Listing =
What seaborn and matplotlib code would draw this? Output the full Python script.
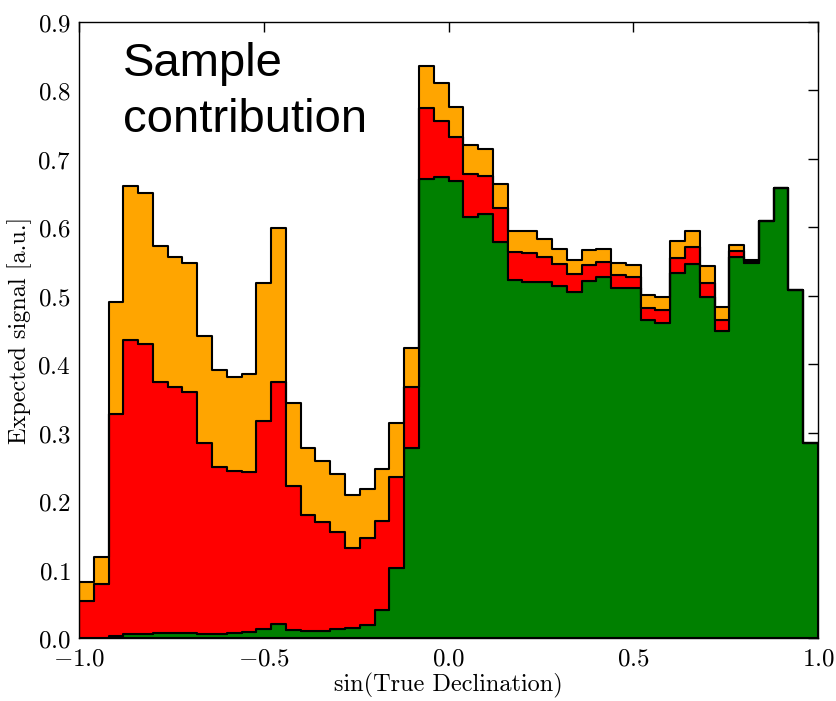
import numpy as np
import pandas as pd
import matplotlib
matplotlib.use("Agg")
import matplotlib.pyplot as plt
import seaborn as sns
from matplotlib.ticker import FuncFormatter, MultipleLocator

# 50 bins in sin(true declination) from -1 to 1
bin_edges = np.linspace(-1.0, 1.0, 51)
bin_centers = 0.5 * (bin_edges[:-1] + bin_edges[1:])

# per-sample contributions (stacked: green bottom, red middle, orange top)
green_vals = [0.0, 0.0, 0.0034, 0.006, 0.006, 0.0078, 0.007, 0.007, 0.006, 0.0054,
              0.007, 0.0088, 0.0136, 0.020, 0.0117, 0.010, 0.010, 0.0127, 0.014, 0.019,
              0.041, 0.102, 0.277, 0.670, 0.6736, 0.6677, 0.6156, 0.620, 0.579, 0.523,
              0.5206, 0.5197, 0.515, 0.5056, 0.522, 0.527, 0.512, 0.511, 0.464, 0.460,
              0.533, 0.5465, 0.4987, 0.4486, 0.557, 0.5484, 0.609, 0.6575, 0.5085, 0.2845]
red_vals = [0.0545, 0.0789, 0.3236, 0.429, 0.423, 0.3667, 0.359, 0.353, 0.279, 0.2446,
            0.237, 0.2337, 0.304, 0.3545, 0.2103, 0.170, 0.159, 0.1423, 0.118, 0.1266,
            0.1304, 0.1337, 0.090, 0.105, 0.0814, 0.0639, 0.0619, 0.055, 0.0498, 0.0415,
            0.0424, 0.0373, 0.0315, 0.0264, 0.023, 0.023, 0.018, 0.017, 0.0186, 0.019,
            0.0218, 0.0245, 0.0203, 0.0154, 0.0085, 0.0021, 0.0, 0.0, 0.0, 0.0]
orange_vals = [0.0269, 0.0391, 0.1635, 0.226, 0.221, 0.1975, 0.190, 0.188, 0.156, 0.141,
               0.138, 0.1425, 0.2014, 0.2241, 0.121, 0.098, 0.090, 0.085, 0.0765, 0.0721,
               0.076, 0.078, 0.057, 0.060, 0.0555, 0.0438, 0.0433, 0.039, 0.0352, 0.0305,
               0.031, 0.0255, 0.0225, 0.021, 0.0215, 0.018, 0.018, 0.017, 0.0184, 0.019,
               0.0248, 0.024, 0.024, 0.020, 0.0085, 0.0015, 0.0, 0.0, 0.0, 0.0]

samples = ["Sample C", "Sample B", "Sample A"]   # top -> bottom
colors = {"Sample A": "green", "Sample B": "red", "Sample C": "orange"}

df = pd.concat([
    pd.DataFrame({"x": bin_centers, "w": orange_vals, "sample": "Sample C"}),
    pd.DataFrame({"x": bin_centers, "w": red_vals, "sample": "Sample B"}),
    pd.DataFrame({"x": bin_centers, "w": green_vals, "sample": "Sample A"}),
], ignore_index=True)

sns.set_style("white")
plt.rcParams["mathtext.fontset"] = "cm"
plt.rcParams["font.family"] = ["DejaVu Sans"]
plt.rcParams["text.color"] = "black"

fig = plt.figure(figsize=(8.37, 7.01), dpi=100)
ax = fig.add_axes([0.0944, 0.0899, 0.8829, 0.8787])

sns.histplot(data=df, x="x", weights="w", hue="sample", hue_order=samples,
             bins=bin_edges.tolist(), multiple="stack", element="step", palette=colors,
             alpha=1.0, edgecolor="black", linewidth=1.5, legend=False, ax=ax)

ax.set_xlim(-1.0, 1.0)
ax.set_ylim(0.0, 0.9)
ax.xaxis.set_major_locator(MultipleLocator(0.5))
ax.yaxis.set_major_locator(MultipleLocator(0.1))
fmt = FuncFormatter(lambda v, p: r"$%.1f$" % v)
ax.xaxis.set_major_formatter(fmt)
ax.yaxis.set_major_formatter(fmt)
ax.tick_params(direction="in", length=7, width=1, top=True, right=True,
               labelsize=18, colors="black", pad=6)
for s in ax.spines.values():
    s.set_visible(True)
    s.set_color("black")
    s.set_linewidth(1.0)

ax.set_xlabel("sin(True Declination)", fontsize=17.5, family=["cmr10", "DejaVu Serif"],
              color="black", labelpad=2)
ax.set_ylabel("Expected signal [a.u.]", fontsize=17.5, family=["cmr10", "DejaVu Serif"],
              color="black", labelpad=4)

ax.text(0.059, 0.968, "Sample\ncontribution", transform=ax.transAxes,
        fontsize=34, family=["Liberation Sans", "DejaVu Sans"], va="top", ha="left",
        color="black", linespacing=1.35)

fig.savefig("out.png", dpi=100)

---

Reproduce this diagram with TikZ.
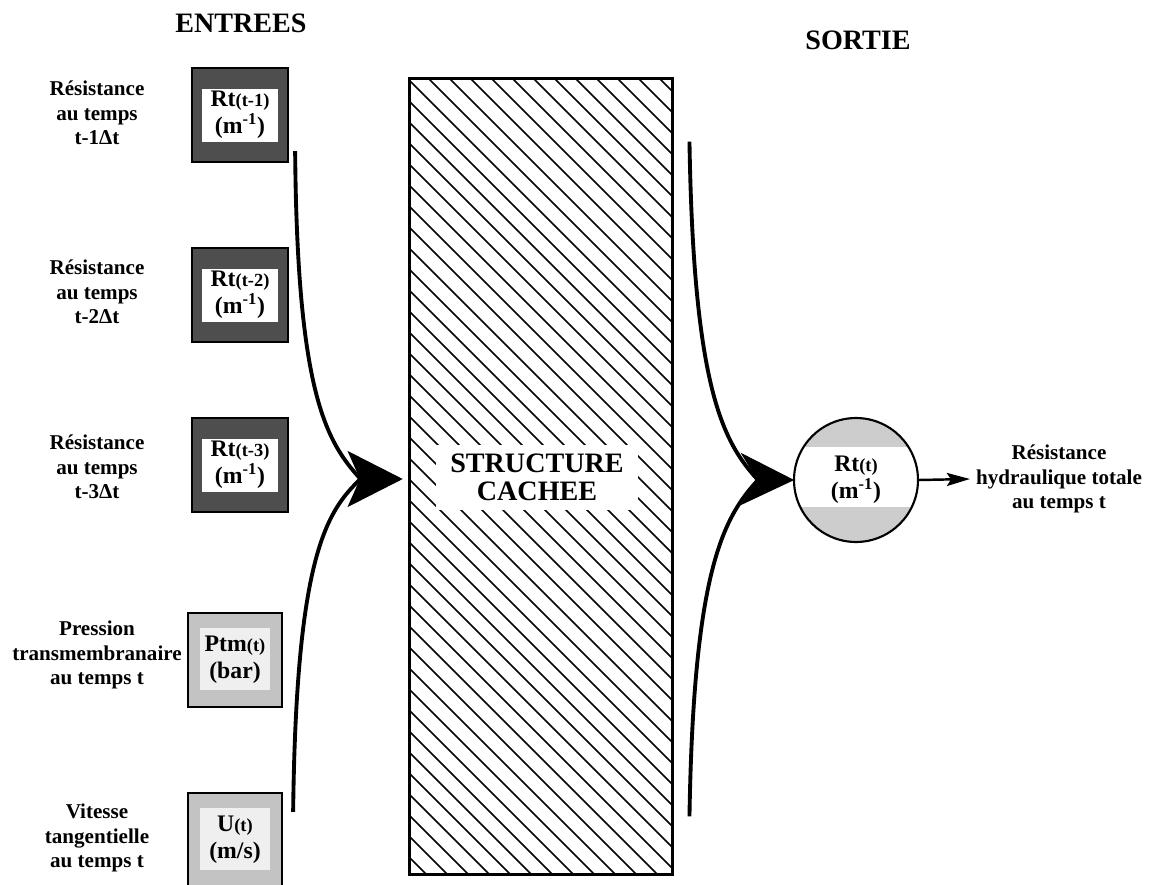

Problem to work on = Go through the records. Copy each line where "this" appears.

Task output =
What seaborn and matplotlib code would draw this? Output the full Python script.
Reproduce this diagram with TikZ.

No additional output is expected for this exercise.